- Stated problem
Write out the entire listing below exactly, with the pictures left out.

- Data shown
****

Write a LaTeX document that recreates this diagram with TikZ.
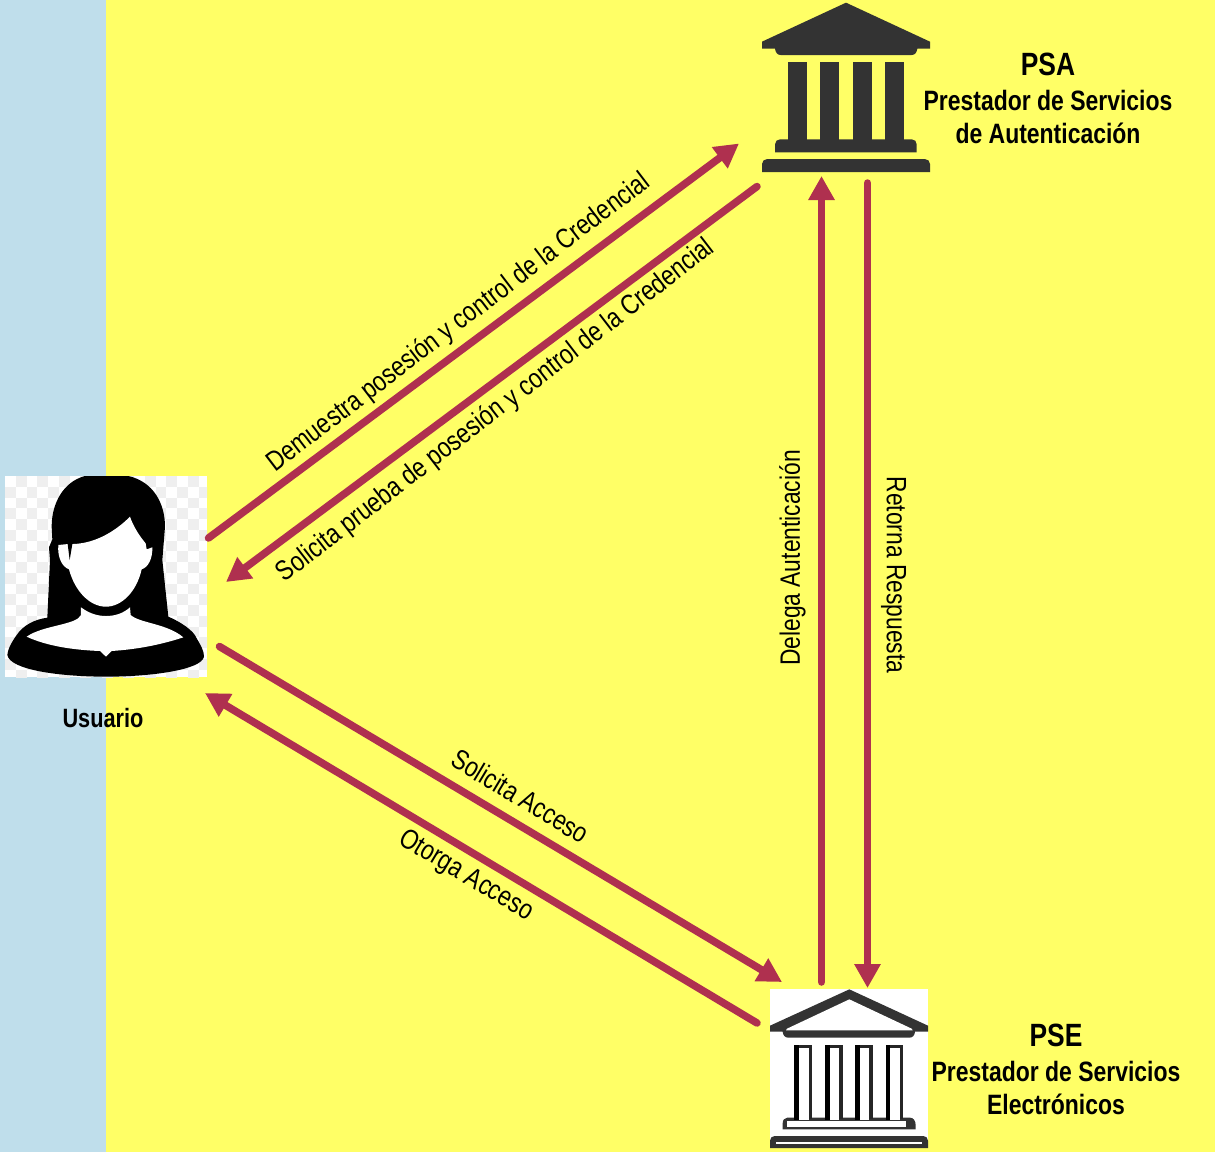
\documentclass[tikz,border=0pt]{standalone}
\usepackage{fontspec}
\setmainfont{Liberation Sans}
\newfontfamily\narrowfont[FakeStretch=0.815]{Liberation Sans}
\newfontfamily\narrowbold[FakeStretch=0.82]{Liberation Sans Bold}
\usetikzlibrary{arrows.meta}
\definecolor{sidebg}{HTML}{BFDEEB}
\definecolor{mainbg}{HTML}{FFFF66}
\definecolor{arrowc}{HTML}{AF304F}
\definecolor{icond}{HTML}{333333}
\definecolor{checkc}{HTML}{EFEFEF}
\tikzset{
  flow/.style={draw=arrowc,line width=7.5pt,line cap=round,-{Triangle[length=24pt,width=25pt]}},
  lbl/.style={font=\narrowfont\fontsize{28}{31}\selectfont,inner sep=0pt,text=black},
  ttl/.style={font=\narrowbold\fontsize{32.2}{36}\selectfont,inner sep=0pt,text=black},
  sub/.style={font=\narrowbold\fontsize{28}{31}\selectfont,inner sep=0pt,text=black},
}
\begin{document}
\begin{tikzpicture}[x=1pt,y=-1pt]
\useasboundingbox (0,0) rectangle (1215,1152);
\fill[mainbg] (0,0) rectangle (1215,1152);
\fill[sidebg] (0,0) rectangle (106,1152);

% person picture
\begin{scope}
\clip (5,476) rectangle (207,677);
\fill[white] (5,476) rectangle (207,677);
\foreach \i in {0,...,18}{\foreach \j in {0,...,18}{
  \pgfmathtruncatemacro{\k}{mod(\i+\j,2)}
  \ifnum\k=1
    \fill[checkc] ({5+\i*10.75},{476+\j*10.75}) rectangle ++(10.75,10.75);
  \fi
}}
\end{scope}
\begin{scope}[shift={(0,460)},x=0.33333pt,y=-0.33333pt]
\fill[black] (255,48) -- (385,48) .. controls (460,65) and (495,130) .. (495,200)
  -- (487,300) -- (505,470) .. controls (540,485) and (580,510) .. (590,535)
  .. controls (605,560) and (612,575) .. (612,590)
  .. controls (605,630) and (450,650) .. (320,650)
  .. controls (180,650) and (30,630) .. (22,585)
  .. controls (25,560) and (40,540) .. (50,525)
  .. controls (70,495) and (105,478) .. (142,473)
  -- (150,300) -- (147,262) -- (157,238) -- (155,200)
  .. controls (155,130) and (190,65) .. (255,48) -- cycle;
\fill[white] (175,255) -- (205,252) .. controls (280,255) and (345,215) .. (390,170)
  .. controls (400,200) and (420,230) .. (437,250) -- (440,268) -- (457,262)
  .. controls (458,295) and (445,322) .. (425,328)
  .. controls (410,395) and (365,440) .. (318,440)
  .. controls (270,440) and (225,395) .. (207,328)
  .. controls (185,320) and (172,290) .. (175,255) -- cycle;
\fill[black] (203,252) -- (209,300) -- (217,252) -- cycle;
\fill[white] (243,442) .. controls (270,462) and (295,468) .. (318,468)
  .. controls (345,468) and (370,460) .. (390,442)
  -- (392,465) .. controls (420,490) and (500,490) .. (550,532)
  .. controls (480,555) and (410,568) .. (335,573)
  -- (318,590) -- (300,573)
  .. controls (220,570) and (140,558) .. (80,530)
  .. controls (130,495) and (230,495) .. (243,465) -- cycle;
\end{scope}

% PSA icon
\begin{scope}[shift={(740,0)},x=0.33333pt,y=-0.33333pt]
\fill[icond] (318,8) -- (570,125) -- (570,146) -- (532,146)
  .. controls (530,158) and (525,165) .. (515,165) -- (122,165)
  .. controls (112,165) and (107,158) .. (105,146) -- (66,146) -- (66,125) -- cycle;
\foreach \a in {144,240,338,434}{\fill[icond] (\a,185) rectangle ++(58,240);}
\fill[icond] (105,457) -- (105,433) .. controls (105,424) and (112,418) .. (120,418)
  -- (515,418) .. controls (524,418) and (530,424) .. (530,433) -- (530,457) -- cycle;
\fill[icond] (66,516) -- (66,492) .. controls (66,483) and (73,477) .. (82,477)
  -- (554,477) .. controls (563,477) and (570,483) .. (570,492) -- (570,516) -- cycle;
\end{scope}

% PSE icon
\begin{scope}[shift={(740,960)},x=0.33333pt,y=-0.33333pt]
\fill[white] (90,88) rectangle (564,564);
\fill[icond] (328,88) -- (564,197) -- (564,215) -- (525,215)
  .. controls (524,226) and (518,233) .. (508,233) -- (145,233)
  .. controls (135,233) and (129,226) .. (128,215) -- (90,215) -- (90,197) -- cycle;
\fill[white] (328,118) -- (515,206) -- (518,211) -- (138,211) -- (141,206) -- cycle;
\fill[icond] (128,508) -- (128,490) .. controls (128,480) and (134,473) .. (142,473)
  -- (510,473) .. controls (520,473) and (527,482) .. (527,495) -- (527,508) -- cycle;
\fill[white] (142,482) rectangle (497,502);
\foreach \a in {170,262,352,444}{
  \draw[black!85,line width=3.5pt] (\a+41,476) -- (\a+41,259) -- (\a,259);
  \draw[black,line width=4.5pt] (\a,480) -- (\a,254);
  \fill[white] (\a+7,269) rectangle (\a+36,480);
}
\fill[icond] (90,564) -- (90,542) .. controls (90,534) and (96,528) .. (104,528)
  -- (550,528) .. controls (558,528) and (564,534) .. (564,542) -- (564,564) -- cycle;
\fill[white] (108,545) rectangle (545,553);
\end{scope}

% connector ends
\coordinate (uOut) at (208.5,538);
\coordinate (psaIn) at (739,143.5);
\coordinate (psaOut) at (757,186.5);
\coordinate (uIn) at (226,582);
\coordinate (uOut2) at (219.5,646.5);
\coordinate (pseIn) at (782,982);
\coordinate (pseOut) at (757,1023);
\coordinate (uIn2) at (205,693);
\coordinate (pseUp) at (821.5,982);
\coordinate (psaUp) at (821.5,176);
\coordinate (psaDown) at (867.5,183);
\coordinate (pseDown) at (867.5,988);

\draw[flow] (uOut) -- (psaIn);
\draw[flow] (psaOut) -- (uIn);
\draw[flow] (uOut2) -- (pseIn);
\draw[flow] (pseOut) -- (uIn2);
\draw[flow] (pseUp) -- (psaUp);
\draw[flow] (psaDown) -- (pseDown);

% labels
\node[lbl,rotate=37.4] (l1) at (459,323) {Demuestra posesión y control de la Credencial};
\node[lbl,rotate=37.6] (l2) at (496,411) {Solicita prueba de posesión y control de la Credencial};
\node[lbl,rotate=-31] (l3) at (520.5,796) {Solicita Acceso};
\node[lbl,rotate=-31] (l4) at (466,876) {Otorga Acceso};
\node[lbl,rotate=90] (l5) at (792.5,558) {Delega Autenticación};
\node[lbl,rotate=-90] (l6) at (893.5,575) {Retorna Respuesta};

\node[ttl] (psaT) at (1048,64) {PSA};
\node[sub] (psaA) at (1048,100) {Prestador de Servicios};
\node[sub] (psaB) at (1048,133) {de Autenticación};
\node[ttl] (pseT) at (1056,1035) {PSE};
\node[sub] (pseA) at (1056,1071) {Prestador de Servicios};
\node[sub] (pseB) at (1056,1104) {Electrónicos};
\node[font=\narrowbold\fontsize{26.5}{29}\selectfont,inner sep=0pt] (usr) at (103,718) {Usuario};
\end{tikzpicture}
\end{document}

****

- Task answer
Write a LaTeX document that recreates this diagram with TikZ.
\documentclass[tikz,border=0pt]{standalone}
\usepackage{fontspec}
\setmainfont{Liberation Sans}
\newfontfamily\narrowfont[FakeStretch=0.815]{Liberation Sans}
\newfontfamily\narrowbold[FakeStretch=0.82]{Liberation Sans Bold}
\usetikzlibrary{arrows.meta}
\definecolor{sidebg}{HTML}{BFDEEB}
\definecolor{mainbg}{HTML}{FFFF66}
\definecolor{arrowc}{HTML}{AF304F}
\definecolor{icond}{HTML}{333333}
\definecolor{checkc}{HTML}{EFEFEF}
\tikzset{
  flow/.style={draw=arrowc,line width=7.5pt,line cap=round,-{Triangle[length=24pt,width=25pt]}},
  lbl/.style={font=\narrowfont\fontsize{28}{31}\selectfont,inner sep=0pt,text=black},
  ttl/.style={font=\narrowbold\fontsize{32.2}{36}\selectfont,inner sep=0pt,text=black},
  sub/.style={font=\narrowbold\fontsize{28}{31}\selectfont,inner sep=0pt,text=black},
}
\begin{document}
\begin{tikzpicture}[x=1pt,y=-1pt]
\useasboundingbox (0,0) rectangle (1215,1152);
\fill[mainbg] (0,0) rectangle (1215,1152);
\fill[sidebg] (0,0) rectangle (106,1152);

% person picture
\begin{scope}
\clip (5,476) rectangle (207,677);
\fill[white] (5,476) rectangle (207,677);
\foreach \i in {0,...,18}{\foreach \j in {0,...,18}{
  \pgfmathtruncatemacro{\k}{mod(\i+\j,2)}
  \ifnum\k=1
    \fill[checkc] ({5+\i*10.75},{476+\j*10.75}) rectangle ++(10.75,10.75);
  \fi
}}
\end{scope}
\begin{scope}[shift={(0,460)},x=0.33333pt,y=-0.33333pt]
\fill[black] (255,48) -- (385,48) .. controls (460,65) and (495,130) .. (495,200)
  -- (487,300) -- (505,470) .. controls (540,485) and (580,510) .. (590,535)
  .. controls (605,560) and (612,575) .. (612,590)
  .. controls (605,630) and (450,650) .. (320,650)
  .. controls (180,650) and (30,630) .. (22,585)
  .. controls (25,560) and (40,540) .. (50,525)
  .. controls (70,495) and (105,478) .. (142,473)
  -- (150,300) -- (147,262) -- (157,238) -- (155,200)
  .. controls (155,130) and (190,65) .. (255,48) -- cycle;
\fill[white] (175,255) -- (205,252) .. controls (280,255) and (345,215) .. (390,170)
  .. controls (400,200) and (420,230) .. (437,250) -- (440,268) -- (457,262)
  .. controls (458,295) and (445,322) .. (425,328)
  .. controls (410,395) and (365,440) .. (318,440)
  .. controls (270,440) and (225,395) .. (207,328)
  .. controls (185,320) and (172,290) .. (175,255) -- cycle;
\fill[black] (203,252) -- (209,300) -- (217,252) -- cycle;
\fill[white] (243,442) .. controls (270,462) and (295,468) .. (318,468)
  .. controls (345,468) and (370,460) .. (390,442)
  -- (392,465) .. controls (420,490) and (500,490) .. (550,532)
  .. controls (480,555) and (410,568) .. (335,573)
  -- (318,590) -- (300,573)
  .. controls (220,570) and (140,558) .. (80,530)
  .. controls (130,495) and (230,495) .. (243,465) -- cycle;
\end{scope}

% PSA icon
\begin{scope}[shift={(740,0)},x=0.33333pt,y=-0.33333pt]
\fill[icond] (318,8) -- (570,125) -- (570,146) -- (532,146)
  .. controls (530,158) and (525,165) .. (515,165) -- (122,165)
  .. controls (112,165) and (107,158) .. (105,146) -- (66,146) -- (66,125) -- cycle;
\foreach \a in {144,240,338,434}{\fill[icond] (\a,185) rectangle ++(58,240);}
\fill[icond] (105,457) -- (105,433) .. controls (105,424) and (112,418) .. (120,418)
  -- (515,418) .. controls (524,418) and (530,424) .. (530,433) -- (530,457) -- cycle;
\fill[icond] (66,516) -- (66,492) .. controls (66,483) and (73,477) .. (82,477)
  -- (554,477) .. controls (563,477) and (570,483) .. (570,492) -- (570,516) -- cycle;
\end{scope}

% PSE icon
\begin{scope}[shift={(740,960)},x=0.33333pt,y=-0.33333pt]
\fill[white] (90,88) rectangle (564,564);
\fill[icond] (328,88) -- (564,197) -- (564,215) -- (525,215)
  .. controls (524,226) and (518,233) .. (508,233) -- (145,233)
  .. controls (135,233) and (129,226) .. (128,215) -- (90,215) -- (90,197) -- cycle;
\fill[white] (328,118) -- (515,206) -- (518,211) -- (138,211) -- (141,206) -- cycle;
\fill[icond] (128,508) -- (128,490) .. controls (128,480) and (134,473) .. (142,473)
  -- (510,473) .. controls (520,473) and (527,482) .. (527,495) -- (527,508) -- cycle;
\fill[white] (142,482) rectangle (497,502);
\foreach \a in {170,262,352,444}{
  \draw[black!85,line width=3.5pt] (\a+41,476) -- (\a+41,259) -- (\a,259);
  \draw[black,line width=4.5pt] (\a,480) -- (\a,254);
  \fill[white] (\a+7,269) rectangle (\a+36,480);
}
\fill[icond] (90,564) -- (90,542) .. controls (90,534) and (96,528) .. (104,528)
  -- (550,528) .. controls (558,528) and (564,534) .. (564,542) -- (564,564) -- cycle;
\fill[white] (108,545) rectangle (545,553);
\end{scope}

% connector ends
\coordinate (uOut) at (208.5,538);
\coordinate (psaIn) at (739,143.5);
\coordinate (psaOut) at (757,186.5);
\coordinate (uIn) at (226,582);
\coordinate (uOut2) at (219.5,646.5);
\coordinate (pseIn) at (782,982);
\coordinate (pseOut) at (757,1023);
\coordinate (uIn2) at (205,693);
\coordinate (pseUp) at (821.5,982);
\coordinate (psaUp) at (821.5,176);
\coordinate (psaDown) at (867.5,183);
\coordinate (pseDown) at (867.5,988);

\draw[flow] (uOut) -- (psaIn);
\draw[flow] (psaOut) -- (uIn);
\draw[flow] (uOut2) -- (pseIn);
\draw[flow] (pseOut) -- (uIn2);
\draw[flow] (pseUp) -- (psaUp);
\draw[flow] (psaDown) -- (pseDown);

% labels
\node[lbl,rotate=37.4] (l1) at (459,323) {Demuestra posesión y control de la Credencial};
\node[lbl,rotate=37.6] (l2) at (496,411) {Solicita prueba de posesión y control de la Credencial};
\node[lbl,rotate=-31] (l3) at (520.5,796) {Solicita Acceso};
\node[lbl,rotate=-31] (l4) at (466,876) {Otorga Acceso};
\node[lbl,rotate=90] (l5) at (792.5,558) {Delega Autenticación};
\node[lbl,rotate=-90] (l6) at (893.5,575) {Retorna Respuesta};

\node[ttl] (psaT) at (1048,64) {PSA};
\node[sub] (psaA) at (1048,100) {Prestador de Servicios};
\node[sub] (psaB) at (1048,133) {de Autenticación};
\node[ttl] (pseT) at (1056,1035) {PSE};
\node[sub] (pseA) at (1056,1071) {Prestador de Servicios};
\node[sub] (pseB) at (1056,1104) {Electrónicos};
\node[font=\narrowbold\fontsize{26.5}{29}\selectfont,inner sep=0pt] (usr) at (103,718) {Usuario};
\end{tikzpicture}
\end{document}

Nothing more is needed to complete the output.